Meanwhile, ANZ points to China's sovereign credit default swaps spread being at a six-month high and "Shibor", a key interbank money market rate, approaching two-year highs.
"Liquidity conditions are tightening as policymakers crack down on the shadow banking system, and as the tide of rapid credit growth remains vulnerable to a rapid about-turn," ANZ chief economist Cameron Bagrie said.
Overall financial conditions remained accommodative, however, supported by low interest rates for borrowers and double-digit property price inflation, he said. "While we can take encouragement from financial conditions per se, they are too far predicated on asset values holding up for us to be comfortable."
More broadly, China faces the challenge of rebalancing its economy in the opposite direction to New Zealand, that is, towards growth less top-heavy in investment spending and more reliant on domestic consumption.
But Bagrie wonders how it would balance that economic objective with a social one - more jobs - that implied more investment.

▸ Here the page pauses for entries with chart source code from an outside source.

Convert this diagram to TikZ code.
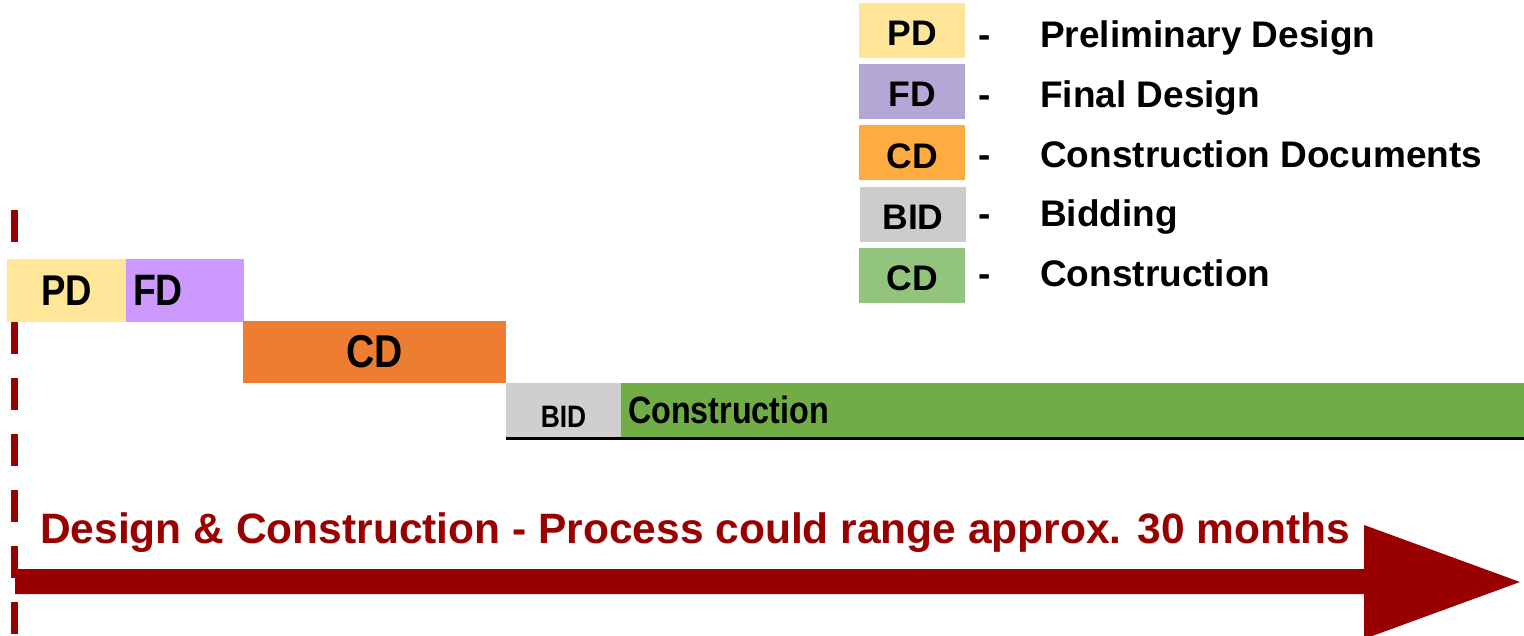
\documentclass[tikz,border=0pt]{standalone}
\usepackage{fontspec}
\setmainfont{Liberation Sans}
\newfontfamily\narrowfont[FakeStretch=0.85]{Liberation Sans}
\definecolor{pdcol}{HTML}{FFE699}
\definecolor{fdcol}{HTML}{CC99FF}
\definecolor{cdcol}{HTML}{ED7D31}
\definecolor{bidcol}{HTML}{D0CECE}
\definecolor{concol}{HTML}{70AD47}
\definecolor{keypd}{HTML}{FFE599}
\definecolor{keyfd}{HTML}{B4A7D6}
\definecolor{keycd}{HTML}{FFAB40}
\definecolor{keybid}{HTML}{CCCCCC}
\definecolor{keycon}{HTML}{93C47D}
\definecolor{darkred}{HTML}{990000}
\begin{document}
\begin{tikzpicture}[x=1pt,y=-1pt,
bar/.style ={rectangle, inner sep=0pt, text centered,
  font=\narrowfont\bfseries\fontsize{#1}{#1}\selectfont
},
keybox/.style ={rectangle, inner sep=0pt,
  minimum width=106pt, minimum height=55pt, text height=31pt,
  font=\fontsize{35.5}{35.5}\selectfont\bfseries
},
keytext/.style ={anchor=base west, inner sep=0pt,
  font=\fontsize{37}{37}\selectfont\bfseries
},
keydash/.style ={anchor=base, inner sep=0pt,
  font=\fontsize{37}{37}\selectfont\bfseries
}]
\useasboundingbox (0,0) rectangle (1524,636);

% start line and time arrow
\draw[darkred, line width=6.5pt, dash pattern=on 32pt off 24pt] (14.5,210) -- (14.5,636);
\fill[darkred] (15,569) -- (1364,569) -- (1364,525) -- (1520,582)
  -- (1364,639) -- (1364,594) -- (15,594) -- cycle;
\node (span) at (40,543) [anchor=base west, inner sep=0pt, text=darkred,
  font=\fontsize{42.5}{42.5}\selectfont\bfseries]
  {Design \& Construction - Process could range approx. 30 months};

% phases
\node (pd) at (66.5,290.5) [bar=43, fill=pdcol, minimum width=119pt, minimum height=63pt] {PD};
\node (fd) at (185,290.5) [bar=44, fill=fdcol, minimum width=118pt, minimum height=63pt,
  text width=104pt, align=left] {FD};
\node (cd) at (374.5,352) [bar=46, fill=cdcol, minimum width=263pt, minimum height=62pt] {CD};
\node (bid) at (563.5,410) [bar=31, fill=bidcol, minimum width=115pt, minimum height=54pt,
  text height=34pt] {BID};
\node (con) at (1072.5,410) [bar=38, fill=concol, minimum width=903pt, minimum height=54pt,
  text width=889pt, align=left] {Construction};
\draw[line width=3pt] ([yshift=-1.5pt]bid.south west) -- ([yshift=-1.5pt]con.south east);

% legend
\node (kpd) at (912,30.5) [keybox, fill=keypd] {PD};
\node (kfd) at (912,91.5) [keybox, fill=keyfd] {FD};
\node (kcd) at (912,153) [keybox, fill=keycd] {CD};
\node (kbid) at (913,214.5) [keybox, fill=keybid] {BID};
\node (kcon) at (912,275.5) [keybox, fill=keycon] {CD};

\node (dpd) at (985,48) [keydash] {-};
\node (dfd) at (985,108) [keydash] {-};
\node (dcd) at (985,168) [keydash] {-};
\node (dbid) at (985,227) [keydash] {-};
\node (dcon) at (985,287) [keydash] {-};

\node (tpd) at (1040,48) [keytext] {Preliminary Design};
\node (tfd) at (1040,108) [keytext] {Final Design};
\node (tcd) at (1040,168) [keytext] {Construction Documents};
\node (tbid) at (1040,227) [keytext] {Bidding};
\node (tcon) at (1040,287) [keytext] {Construction};

\end{tikzpicture}
\end{document}
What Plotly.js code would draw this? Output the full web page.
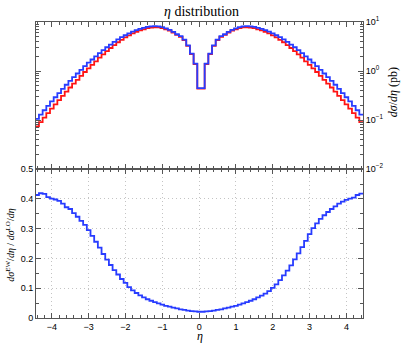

"Can a centrally planned economy truly outdo ones that are more based on market forces over the long run? It all adds up to a raised risk profile.
"Our China economics team believes the risk of a hard landing can be managed with appropriate policy assistance, but these things can turn quickly. There may be question-marks over the rate of debt accumulation but let's not forget China has huge foreign reserves and a massive net external asset position, in effect meaning they have lent all the money to themselves. That's a huge plus."
Last Friday's trade figures underscored the importance of China to the New Zealand economy. A 45 per cent rise in exports to China last year offset declining exports to Australia, the United States and Japan, explaining all of the $2 billion improvement in annual exports overall and then some.
Emerging markets generally face challenges as the US Federal Reserve winds back its quantitative easing and global interest rates rise.
"Whether China grows at 6 or 10 per cent is of limited significance for New Zealand given our economic size," Bagrie said.
"What matters most for New Zealand through the transition - and particularly the withdrawal of policy stimulus globally and the impact on emerging markets - will be how Chinese households fare. If it goes pear-shaped we are talking an investment and not a consumption bust, though the two will never be completely divorced."
ASB chief economist Nick Tuffley said China's latest official annual economic growth target for the five years to 2015 is 7 per cent. While rapid by developed country standards it represents a slowdown from the average 11 per cent recorded between 2003 and 2012.
"Slower growth in China is a mathematical certainty. As the economy develops it becomes physically more difficult to sustain earlier rapid growth rates," Tuffley said. "But this slowing should not be seen as a threat to the New Zealand export story. Rather, we should welcome China's growth easing to a sustainable rate. GDP growth of only 6.9 per cent in 2014 would generate a similar addition to global growth as those earlier 10 per cent-plus growth rates and a similar increase in commodity demand."
He said New Zealand needed to continue to broaden its Chinese trade ties, with the hope of replicating the dairy story in other export industries.